Given problem =>
Write out the full listing exactly as given, minus the images.

Data extract =>
######

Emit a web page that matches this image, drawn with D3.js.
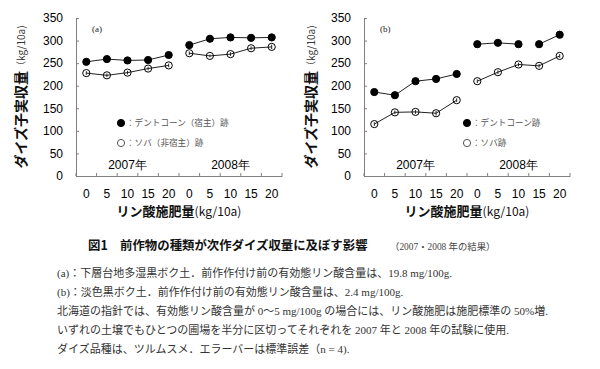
<!DOCTYPE html>
<html><head><meta charset="utf-8">
<script src="https://cdn.jsdelivr.net/npm/d3@7"></script>
<style>body{margin:0;background:#fff}svg{display:block}</style>
</head><body><svg id="c" width="600" height="369"></svg>
<script>
// ---- data ----
const rates = ["0","5","10","15","20"];
const years = ["2007年","2008年"];
const yTicks = [0,50,100,150,200,250,300,350];
// panel (a)
const aCorn    = [253,259,256,257,268, 290,304,307,306,307];
const aCornSE  = [4,4,3,4,4, 5,4,6,4,4];
const aBuck    = [228,223,229,238,245, 272,266,270,283,286];
const aBuckSE  = [4,4,4,4,4, 4,3,4,4,5];
// panel (b)
const bCorn    = [186,179,210,215,226, 292,295,292,292,313];
const bCornSE  = [4,3,4,4,4, 4,4,4,4,4];
const bBuck    = [115,141,142,139,168, 210,230,247,244,266];
const bBuckSE  = [4,4,4,5,4, 4,4,4,4,4];
// connected runs of points (indexes)
const runsDefault = [[0,1,2,3,4],[5,6,7,8,9]];
const bCornRuns   = [[0,1,2,3,4],[5,6,7],[8,9]];
const legendA = ["：デントコーン（宿主）跡","：ソバ（非宿主）跡"];
const legendB = ["：デントコーン跡","：ソバ跡"];
const caption = "図1　前作物の種類が次作ダイズ収量に及ぼす影響";
const captionSub = "（2007・2008 年の結果）";
const notes = [
 "(a)：下層台地多湿黒ボク土．前作作付け前の有効態リン酸含量は、19.8 mg/100g.",
 "(b)：淡色黒ボク土．前作作付け前の有効態リン酸含量は、2.4 mg/100g.",
 "北海道の指針では、有効態リン酸含量が 0～5 mg/100g の場合には、リン酸施肥は施肥標準の 50%増.",
 "いずれの土壌でもひとつの圃場を半分に区切ってそれぞれを 2007 年と 2008 年の試験に使用.",
 "ダイズ品種は、ツルムスメ．エラーバーは標準誤差（n = 4)."
];

const svg = d3.select("#c");
svg.append("rect").attr("width",600).attr("height",369).attr("fill","#fff");
const SANS = "'Liberation Sans', Arial, sans-serif";
const CJK = "'Noto Sans CJK JP', sans-serif";
const SERIF = "'Liberation Serif', 'Noto Sans CJK JP', serif";

const cats = [];
years.forEach((yr,i)=>rates.forEach(r=>cats.push(i+"-"+r)));

function panel(cfg){
  const x = d3.scaleBand().domain(cats).range(cfg.xr);
  const y = d3.scaleLinear().domain([0,350]).range([176,18]);
  const g = svg.append("g");
  const axisCol = "#808080";
  // y axis
  const ya = g.append("g").attr("transform",`translate(${cfg.xr[0]},0)`)
    .call(d3.axisLeft(y).tickValues(yTicks).tickSizeInner(-3).tickSizeOuter(0).tickPadding(13));
  ya.select(".domain").attr("stroke",axisCol);
  ya.selectAll(".tick line").attr("stroke",axisCol);
  ya.selectAll("text").attr("font-family",SANS).attr("font-size",12).attr("fill","#000");
  // x axis
  const xa = g.append("g").attr("transform",`translate(0,${y(0)})`)
    .call(d3.axisBottom(x).tickFormat(d=>d.split("-")[1]).tickSize(0).tickPadding(13));
  xa.select(".domain").attr("stroke",axisCol);
  xa.selectAll("text").attr("font-family",SANS).attr("font-size",12).attr("fill","#000");
  // x ticks at band edges, pointing up
  const edges = cats.map(c=>x(c)).concat([x(cats[cats.length-1])+x.bandwidth()]);
  g.selectAll(".edge").data(edges).enter().append("line")
    .attr("x1",d=>d).attr("x2",d=>d).attr("y1",y(0)).attr("y2",y(0)-3)
    .attr("stroke",axisCol);
  const cx = i => x(cats[i]) + x.bandwidth()/2;
  // series
  function series(vals, se, runs, filled){
    const line = d3.line().x(i=>cx(i)).y(i=>y(vals[i]));
    runs.forEach(r=>g.append("path").attr("d",line(r)).attr("fill","none")
      .attr("stroke","#222").attr("stroke-width",1));
    vals.forEach((v,i)=>{
      g.append("line").attr("x1",cx(i)).attr("x2",cx(i))
        .attr("y1",y(v-se[i])).attr("y2",y(v+se[i])).attr("stroke","#222").attr("stroke-width",1);
      g.append("circle").attr("cx",cx(i)).attr("cy",y(v)).attr("r",3.6)
        .attr("fill",filled?"#000":"none").attr("stroke","#000").attr("stroke-width",1);
    });
  }
  series(cfg.buck, cfg.buckSE, runsDefault, false);
  series(cfg.corn, cfg.cornSE, cfg.cornRuns, true);
  // panel label
  g.append("text").attr("x",cfg.xr[0]+16).attr("y",32).text(cfg.label)
    .attr("font-family",SERIF).attr("font-size",9).attr("fill","#222");
  // year labels
  years.forEach((yr,i)=>{
    const mid = (x(i+"-0") + x(i+"-20")+x.bandwidth())/2;
    g.append("text").attr("x",mid).attr("y",169).attr("text-anchor","middle")
      .attr("font-family",SANS).attr("font-size",12).attr("fill","#000").text(yr);
  });
  // legend
  const lx = cfg.legX;
  [0,1].forEach(k=>{
    const yy = 123 + k*20;
    g.append("circle").attr("cx",lx).attr("cy",yy).attr("r",3.6)
      .attr("fill",k===0?"#000":"none").attr("stroke",k===0?"#000":"#555").attr("stroke-width",1);
    g.append("text").attr("x",lx+5).attr("y",yy+3).text(cfg.legend[k])
      .attr("font-family",CJK).attr("font-size",8.6).attr("fill","#555");
  });
  // y title
  const yt = g.append("text").attr("transform",`translate(${cfg.ytx},97) rotate(-90)`)
    .attr("text-anchor","middle").attr("dominant-baseline","middle");
  yt.append("tspan").text("ダイズ子実収量").attr("font-family",CJK).attr("font-weight","bold").attr("font-size",14).attr("fill","#111");
  yt.append("tspan").text("（kg/10a)").attr("font-family",CJK).attr("font-size",10).attr("fill","#333");
  // x title
  const xt = g.append("text").attr("x",(cfg.xr[0]+cfg.xr[1])/2).attr("y",216).attr("text-anchor","middle");
  xt.append("tspan").text("リン酸施肥量").attr("font-family",CJK).attr("font-weight","bold").attr("font-size",13).attr("fill","#111");
  xt.append("tspan").text("(kg/10a)").attr("font-family",CJK).attr("font-size",12).attr("fill","#111");
}

panel({xr:[76,282], corn:aCorn, cornSE:aCornSE, buck:aBuck, buckSE:aBuckSE, cornRuns:runsDefault,
  label:"(a)", legend:legendA, legX:121, ytx:22});
panel({xr:[364,570], corn:bCorn, cornSE:bCornSE, buck:bBuck, buckSE:bBuckSE, cornRuns:bCornRuns,
  label:"(b)", legend:legendB, legX:467, ytx:312});

// caption
svg.append("text").attr("x",88).attr("y",250).text(caption)
  .attr("font-family",CJK).attr("font-weight","bold").attr("font-size",12.4).attr("fill","#111");
svg.append("text").attr("x",390).attr("y",250).text(captionSub)
  .attr("font-family",SERIF).attr("font-size",9.4).attr("fill","#444");
// notes
notes.forEach((t,i)=>{
  svg.append("text").attr("x",57).attr("y",277+i*19).text(t)
    .attr("font-family",SERIF).attr("font-size",11).attr("fill","#333");
});
</script></body></html>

######

Output for this task =>
Emit a web page that matches this image, drawn with D3.js.
<!DOCTYPE html>
<html><head><meta charset="utf-8">
<script src="https://cdn.jsdelivr.net/npm/d3@7"></script>
<style>body{margin:0;background:#fff}svg{display:block}</style>
</head><body><svg id="c" width="600" height="369"></svg>
<script>
// ---- data ----
const rates = ["0","5","10","15","20"];
const years = ["2007年","2008年"];
const yTicks = [0,50,100,150,200,250,300,350];
// panel (a)
const aCorn    = [253,259,256,257,268, 290,304,307,306,307];
const aCornSE  = [4,4,3,4,4, 5,4,6,4,4];
const aBuck    = [228,223,229,238,245, 272,266,270,283,286];
const aBuckSE  = [4,4,4,4,4, 4,3,4,4,5];
// panel (b)
const bCorn    = [186,179,210,215,226, 292,295,292,292,313];
const bCornSE  = [4,3,4,4,4, 4,4,4,4,4];
const bBuck    = [115,141,142,139,168, 210,230,247,244,266];
const bBuckSE  = [4,4,4,5,4, 4,4,4,4,4];
// connected runs of points (indexes)
const runsDefault = [[0,1,2,3,4],[5,6,7,8,9]];
const bCornRuns   = [[0,1,2,3,4],[5,6,7],[8,9]];
const legendA = ["：デントコーン（宿主）跡","：ソバ（非宿主）跡"];
const legendB = ["：デントコーン跡","：ソバ跡"];
const caption = "図1　前作物の種類が次作ダイズ収量に及ぼす影響";
const captionSub = "（2007・2008 年の結果）";
const notes = [
 "(a)：下層台地多湿黒ボク土．前作作付け前の有効態リン酸含量は、19.8 mg/100g.",
 "(b)：淡色黒ボク土．前作作付け前の有効態リン酸含量は、2.4 mg/100g.",
 "北海道の指針では、有効態リン酸含量が 0～5 mg/100g の場合には、リン酸施肥は施肥標準の 50%増.",
 "いずれの土壌でもひとつの圃場を半分に区切ってそれぞれを 2007 年と 2008 年の試験に使用.",
 "ダイズ品種は、ツルムスメ．エラーバーは標準誤差（n = 4)."
];

const svg = d3.select("#c");
svg.append("rect").attr("width",600).attr("height",369).attr("fill","#fff");
const SANS = "'Liberation Sans', Arial, sans-serif";
const CJK = "'Noto Sans CJK JP', sans-serif";
const SERIF = "'Liberation Serif', 'Noto Sans CJK JP', serif";

const cats = [];
years.forEach((yr,i)=>rates.forEach(r=>cats.push(i+"-"+r)));

function panel(cfg){
  const x = d3.scaleBand().domain(cats).range(cfg.xr);
  const y = d3.scaleLinear().domain([0,350]).range([176,18]);
  const g = svg.append("g");
  const axisCol = "#808080";
  // y axis
  const ya = g.append("g").attr("transform",`translate(${cfg.xr[0]},0)`)
    .call(d3.axisLeft(y).tickValues(yTicks).tickSizeInner(-3).tickSizeOuter(0).tickPadding(13));
  ya.select(".domain").attr("stroke",axisCol);
  ya.selectAll(".tick line").attr("stroke",axisCol);
  ya.selectAll("text").attr("font-family",SANS).attr("font-size",12).attr("fill","#000");
  // x axis
  const xa = g.append("g").attr("transform",`translate(0,${y(0)})`)
    .call(d3.axisBottom(x).tickFormat(d=>d.split("-")[1]).tickSize(0).tickPadding(13));
  xa.select(".domain").attr("stroke",axisCol);
  xa.selectAll("text").attr("font-family",SANS).attr("font-size",12).attr("fill","#000");
  // x ticks at band edges, pointing up
  const edges = cats.map(c=>x(c)).concat([x(cats[cats.length-1])+x.bandwidth()]);
  g.selectAll(".edge").data(edges).enter().append("line")
    .attr("x1",d=>d).attr("x2",d=>d).attr("y1",y(0)).attr("y2",y(0)-3)
    .attr("stroke",axisCol);
  const cx = i => x(cats[i]) + x.bandwidth()/2;
  // series
  function series(vals, se, runs, filled){
    const line = d3.line().x(i=>cx(i)).y(i=>y(vals[i]));
    runs.forEach(r=>g.append("path").attr("d",line(r)).attr("fill","none")
      .attr("stroke","#222").attr("stroke-width",1));
    vals.forEach((v,i)=>{
      g.append("line").attr("x1",cx(i)).attr("x2",cx(i))
        .attr("y1",y(v-se[i])).attr("y2",y(v+se[i])).attr("stroke","#222").attr("stroke-width",1);
      g.append("circle").attr("cx",cx(i)).attr("cy",y(v)).attr("r",3.6)
        .attr("fill",filled?"#000":"none").attr("stroke","#000").attr("stroke-width",1);
    });
  }
  series(cfg.buck, cfg.buckSE, runsDefault, false);
  series(cfg.corn, cfg.cornSE, cfg.cornRuns, true);
  // panel label
  g.append("text").attr("x",cfg.xr[0]+16).attr("y",32).text(cfg.label)
    .attr("font-family",SERIF).attr("font-size",9).attr("fill","#222");
  // year labels
  years.forEach((yr,i)=>{
    const mid = (x(i+"-0") + x(i+"-20")+x.bandwidth())/2;
    g.append("text").attr("x",mid).attr("y",169).attr("text-anchor","middle")
      .attr("font-family",SANS).attr("font-size",12).attr("fill","#000").text(yr);
  });
  // legend
  const lx = cfg.legX;
  [0,1].forEach(k=>{
    const yy = 123 + k*20;
    g.append("circle").attr("cx",lx).attr("cy",yy).attr("r",3.6)
      .attr("fill",k===0?"#000":"none").attr("stroke",k===0?"#000":"#555").attr("stroke-width",1);
    g.append("text").attr("x",lx+5).attr("y",yy+3).text(cfg.legend[k])
      .attr("font-family",CJK).attr("font-size",8.6).attr("fill","#555");
  });
  // y title
  const yt = g.append("text").attr("transform",`translate(${cfg.ytx},97) rotate(-90)`)
    .attr("text-anchor","middle").attr("dominant-baseline","middle");
  yt.append("tspan").text("ダイズ子実収量").attr("font-family",CJK).attr("font-weight","bold").attr("font-size",14).attr("fill","#111");
  yt.append("tspan").text("（kg/10a)").attr("font-family",CJK).attr("font-size",10).attr("fill","#333");
  // x title
  const xt = g.append("text").attr("x",(cfg.xr[0]+cfg.xr[1])/2).attr("y",216).attr("text-anchor","middle");
  xt.append("tspan").text("リン酸施肥量").attr("font-family",CJK).attr("font-weight","bold").attr("font-size",13).attr("fill","#111");
  xt.append("tspan").text("(kg/10a)").attr("font-family",CJK).attr("font-size",12).attr("fill","#111");
}

panel({xr:[76,282], corn:aCorn, cornSE:aCornSE, buck:aBuck, buckSE:aBuckSE, cornRuns:runsDefault,
  label:"(a)", legend:legendA, legX:121, ytx:22});
panel({xr:[364,570], corn:bCorn, cornSE:bCornSE, buck:bBuck, buckSE:bBuckSE, cornRuns:bCornRuns,
  label:"(b)", legend:legendB, legX:467, ytx:312});

// caption
svg.append("text").attr("x",88).attr("y",250).text(caption)
  .attr("font-family",CJK).attr("font-weight","bold").attr("font-size",12.4).attr("fill","#111");
svg.append("text").attr("x",390).attr("y",250).text(captionSub)
  .attr("font-family",SERIF).attr("font-size",9.4).attr("fill","#444");
// notes
notes.forEach((t,i)=>{
  svg.append("text").attr("x",57).attr("y",277+i*19).text(t)
    .attr("font-family",SERIF).attr("font-size",11).attr("fill","#333");
});
</script></body></html>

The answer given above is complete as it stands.